I am not sure why, but for me, the incised
decoration and Oribe seem to go hand in hand. The way the glaze first breaks to
a much lighter color only to fill that incised channel with a dark river of
Oribe makes the technique very appealing. Though the idea of the incised line
goes way back in pottery history, it is the work of Kohyama Yasuhisa, Koie
Ryoji, Charles Counts and Aaron Bohrod that have been of the greatest
inspiration and influence in what I do with the cut line. The technique is both
primal and expressive, literal and obtuse and allows a potter direct access to
the clay, cutting in to the surface and moving material as you go along. The
other appeal is that spontaneity goes hand in hand with the directness of the
technique, like ink on a fresh piece of paper, there is no going back, the line
cut is the line that one lives with and there is a fair share of cast always
and wasters along the route. Using a sharpened piece of bamboo as a tool, it
takes practice to get gentle curves and small detail, but like all things worth
the effort, it is only the first 10,000 hours that serve to get you where you
are going.
Illustrated is a thrown stoneware bottle,
tokkuri with an decoration loosely based on the orbit in some far off incised interstellar
intersection of stars.
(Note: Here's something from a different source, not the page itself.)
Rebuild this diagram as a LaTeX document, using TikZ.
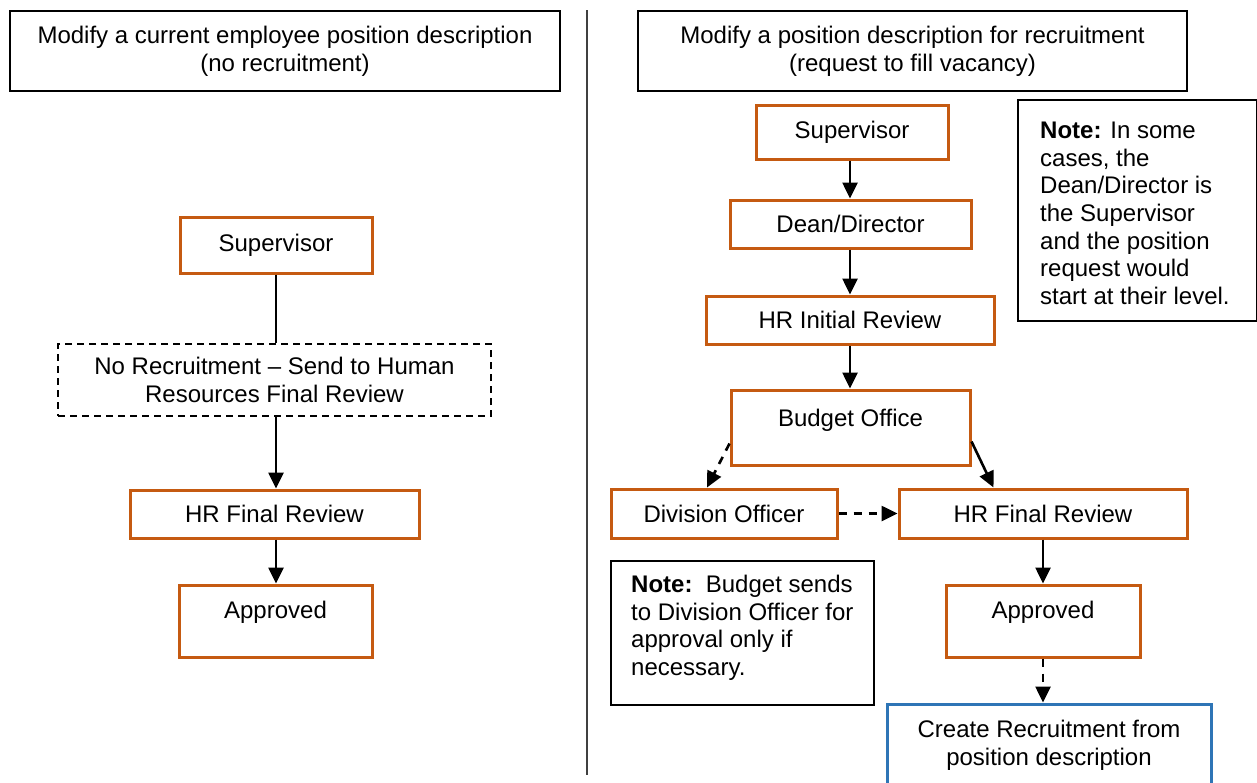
\documentclass[tikz,border=0pt]{standalone}
\usepackage{fontspec}
\setmainfont{Liberation Sans}
\usetikzlibrary{arrows.meta,calc}
\definecolor{orangebox}{RGB}{197,90,17}
\definecolor{bluebox}{RGB}{46,117,182}
\begin{document}
\begin{tikzpicture}[x=1pt,y=-1pt,
  every node/.style={font=\fontsize{24}{27.6}\selectfont, inner sep=0pt, align=center},
  obox/.style={draw=orangebox, line width=3pt, rectangle},
  bbox/.style={draw=black, line width=1.8pt, rectangle},
  dbox/.style={draw=black, line width=1.6pt, rectangle, dash pattern=on 7pt off 5pt},
  cbox/.style={draw=bluebox, line width=3pt, rectangle},
  conn/.style={line width=2.6pt, draw=black},
  arr/.style={conn, -{Triangle[length=16pt,width=15pt]}},
  darr/.style={arr, dash pattern=on 8pt off 7pt},
  notetext/.style={align=left, anchor=north west}
]
\useasboundingbox (0,0) rectangle (1257,782);
\fill[white] (0,0) rectangle (1257,782);

% divider
\draw[line width=1.5pt, black!75] (587,10) -- (587,775);

% left column
\node[bbox, minimum width=550, minimum height=80] (ltop) at (285,51)
  {Modify a current employee position description\\(no recruitment)};
\node[obox, minimum width=192, minimum height=56] (lsup) at (276,245) {Supervisor};
\node[dbox, minimum width=433, minimum height=72] (lnorec) at (274.5,380)
  {No Recruitment -- Send to Human\\Resources Final Review};
\node[obox, minimum width=289, minimum height=48] (lhr) at (274.5,514) {HR Final Review};
\node[obox, minimum width=193, minimum height=72] (lapp) at (275.5,621) {Approved\\[-6pt]\mbox{}};

\draw[conn] (lsup.south) -- (lsup.south |- lnorec.north);
\draw[arr] (lsup.south |- lnorec.south) -- (lsup.south |- lhr.north);
\draw[arr] (lsup.south |- lhr.south) -- (lsup.south |- lapp.north);

% right column
\node[bbox, minimum width=549, minimum height=80] (rtop) at (912.5,51)
  {Modify a position description for recruitment\\(request to fill vacancy)};
\node[obox, minimum width=192, minimum height=54] (rsup) at (852,132) {Supervisor};
\node[obox, minimum width=241, minimum height=48] (rdean) at (850.5,224) {Dean/Director};
\node[obox, minimum width=288, minimum height=48] (rhri) at (850,320) {HR Initial Review};
\node[obox, minimum width=239, minimum height=75] (rbud) at (850.5,427.5) {Budget Office\\[-8pt]\mbox{}};
\node[obox, minimum width=226, minimum height=49] (rdiv) at (724,513.5) {Division Officer};
\node[obox, minimum width=288, minimum height=49] (rhrf) at (1043,513.5) {HR Final Review};
\node[obox, minimum width=194, minimum height=72] (rapp) at (1043,621) {Approved\\[-6pt]\mbox{}};
\node[cbox, minimum width=324, minimum height=82] (rcre) at (1049,745)
  {Create Recruitment from\\position description};

% notes
\node[bbox, minimum width=239, minimum height=221] (note1) at (1137.5,210.5) {};
\node[notetext] (note1t) at (1040,122)
  {\textbf{Note:} In some\\cases, the\\Dean/Director is\\the Supervisor\\and the position\\request would\\start at their level.};
\node[bbox, minimum width=263, minimum height=144] (note2) at (742.5,633) {};
\node[notetext] (note2t) at (631,575)
  {\textbf{Note:}\ \ Budget sends\\to Division Officer for\\approval only if\\necessary.};

\draw[arr] (850,0 |- rsup.south) -- (850,0 |- rdean.north);
\draw[arr] (850,0 |- rdean.south) -- (850,0 |- rhri.north);
\draw[arr] (850,0 |- rhri.south) -- (850,0 |- rbud.north);
\draw[darr] ($(rbud.south west)+(0,-23)$) -- ($(rdiv.north)+(-17,0)$);
\draw[arr] ($(rbud.south east)+(0,-25)$) -- ($(rhrf.north west)+(96,0)$);
\draw[darr] (rdiv.east) -- (rhrf.west);
\draw[arr] (rhrf.south) -- (rapp.north);
\draw[darr] (rapp.south) -- (rapp.south |- rcre.north);
\end{tikzpicture}
\end{document}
In a way this decoration is an offshoot of my
"landscapeman" design but it owes as much to the blackboards of science
fiction scientists in old B movies as anything else. The Oribe glaze works well
over the incised decoration and though not quite apparent in the photo, the
surface has a slight iridescence to it. I have only one question, how is it
possible that no one in the US is mining ceramic grade lepidolite?